Generalizability vs. Counterfactual Explainability Trade-Off
Fabiano Veglianti, Flavio Giorgi, Fabrizio Silvestri, Gabriele Tolomei
TL;DR
This work introduces the $\varepsilon$-valid counterfactual probability, $p_i^{\varepsilon}$, to quantify how easily counterfactual perturbations can flip a model's prediction within an $\varepsilon$-neighborhood of each data point. The authors establish a rigorous link between $p_i^{\varepsilon}$ and the geometry of the decision boundary, deriving exact formulas for linear models and a local approximation for non-linear models, and show that the average $\bar{p}^{\varepsilon}$ increases as margins shrink, i.e., with overfitting.

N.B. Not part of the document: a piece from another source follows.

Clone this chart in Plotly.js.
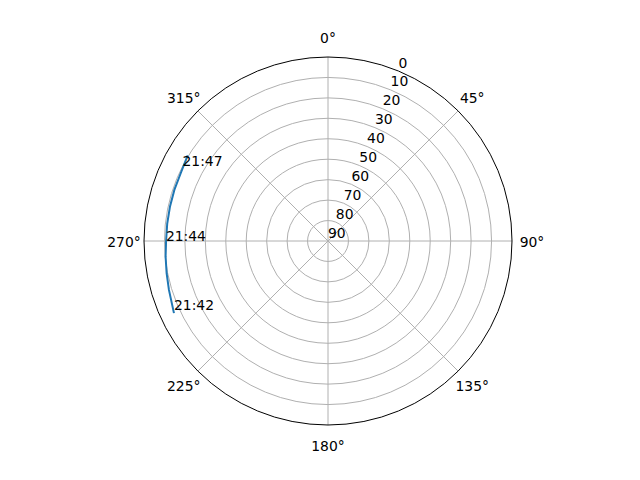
<!DOCTYPE html>
<html>
<head>
<meta charset="utf-8">
<script src="https://cdn.plot.ly/plotly-3.0.1.min.js"></script>
<style>
  html, body { margin: 0; padding: 0; background: #fff; }
  #chart { width: 640px; height: 480px; }
</style>
</head>
<body>
<div id="chart"></div>
<script>
// Sky track of one pass: azimuth (deg, clockwise from north) and elevation (deg)
const azimuth   = [244.9, 252.9, 258.7, 264.5, 270.0, 276.1, 282.2, 288.4, 294.7, 301.4];
const elevation = [6.8,   8.6,   9.5,   10.2,  10.8,  10.9,  10.9,  10.8,  10.7,  9.6];

// Time stamps written next to the track
const labelTimes = ['21:42', '21:44', '21:47'];
const labelAz    = [244.9, 268.9, 296.3];
const labelEl    = [6.8,   10.7,  10.6];

const angleTicks     = [0, 45, 90, 135, 180, 225, 270, 315];
const angleTickText  = ['0°', '45°', '90°', '135°', '180°', '225°', '270°', '315°'];
const radialTicks    = [0, 10, 20, 30, 40, 50, 60, 70, 80, 90];
const RADIAL_LABEL_AZ = 22.5;   // where the elevation numbers sit

const FONT = 'DejaVu Sans, sans-serif';
const FSIZE = 13.9;
const GRID = '#b0b0b0';
const W = 640, H = 480;

// circle geometry in pixels; the second (invisible) polar carries the
// centred azimuth labels a bit outside the rim, as matplotlib does
const CX = 328, CY = 241, R = 184;
const R_LABEL = 204, LABEL_DY = 2.5;   // text sits a touch high otherwise

function domainFor(r, dy) {
  const cy = CY + (dy || 0);
  return {
    x: [(CX - r) / W, (CX + r) / W],
    y: [(H - cy - r) / H, (H - cy + r) / H],
  };
}

const traces = [
  {
    type: 'scatterpolar', mode: 'lines', subplot: 'polar',
    theta: azimuth, r: elevation,
    line: { color: '#1f77b4', width: 2 },
  },
  {
    type: 'scatterpolar', mode: 'text', subplot: 'polar',
    theta: labelAz, r: labelEl, text: labelTimes,
    textposition: 'top right',
    textfont: { family: FONT, size: FSIZE, color: '#000' },
  },
  // elevation tick labels along the 22.5° direction
  {
    type: 'scatterpolar', mode: 'text', subplot: 'polar',
    theta: radialTicks.map(() => RADIAL_LABEL_AZ), r: radialTicks,
    text: radialTicks.map(String),
    textposition: 'top right',
    textfont: { family: FONT, size: FSIZE, color: '#000' },
    cliponaxis: false,
  },
  // azimuth tick labels, centred just outside the rim
  {
    type: 'scatterpolar', mode: 'text', subplot: 'polar2',
    theta: angleTicks, r: angleTicks.map(() => 1),
    text: angleTickText,
    textposition: 'middle center',
    textfont: { family: FONT, size: FSIZE, color: '#000' },
    cliponaxis: false,
  },
];

const layout = {
  width: W, height: H,
  margin: { l: 0, r: 0, t: 0, b: 0 },
  paper_bgcolor: '#fff',
  showlegend: false,
  font: { family: FONT, size: FSIZE, color: '#000' },
  polar: {
    domain: domainFor(R),
    bgcolor: '#fff',
    angularaxis: {
      rotation: 90, direction: 'clockwise',
      tickmode: 'array', tickvals: angleTicks,
      showticklabels: false,
      showline: true, linecolor: '#000', linewidth: 1,
      gridcolor: GRID, gridwidth: 1,
      ticks: '',
    },
    radialaxis: {
      range: [90, 0],
      tickmode: 'array', tickvals: radialTicks,
      showticklabels: false,
      showline: false, ticks: '',
      gridcolor: GRID, gridwidth: 1,
    },
  },
  polar2: {
    domain: domainFor(R_LABEL, LABEL_DY),
    bgcolor: 'rgba(0,0,0,0)',
    angularaxis: { rotation: 90, direction: 'clockwise', visible: false },
    radialaxis: { range: [0, 1], visible: false },
  },
};

Plotly.newPlot('chart', traces, layout, { displayModeBar: false, staticPlot: true });
</script>
</body>
</html>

They argue that $\bar{p}^{\varepsilon}$ serves as a practical proxy for model generalizability, supported by empirical evaluation on Water Potability and Air Quality datasets using logistic regression and MLPs, where unregularized models exhibit higher $\bar{p}^{\varepsilon}$. The work highlights a fundamental trade-off: models with better generalization have harder-to-find counterfactuals, while overfitted models yield more accessible counterfactual explanations, offering a quantitative lens for balancing explainability and performance.
Abstract
In this work, we investigate the relationship between model generalization and counterfactual explainability in supervised learning. We introduce the notion of $\varepsilon$-valid counterfactual probability ($\varepsilon$-VCP) -- the probability of finding perturbations of a data point within its $\varepsilon$-neighborhood that result in a label change. We provide a theoretical analysis of $\varepsilon$-VCP in relation to the geometry of the model's decision boundary, showing that $\varepsilon$-VCP tends to increase with model overfitting. Our findings establish a rigorous connection between poor generalization and the ease of counterfactual generation, revealing an inherent trade-off between generalization and counterfactual explainability. Empirical results validate our theory, suggesting $\varepsilon$-VCP as a practical proxy for quantitatively characterizing overfitting.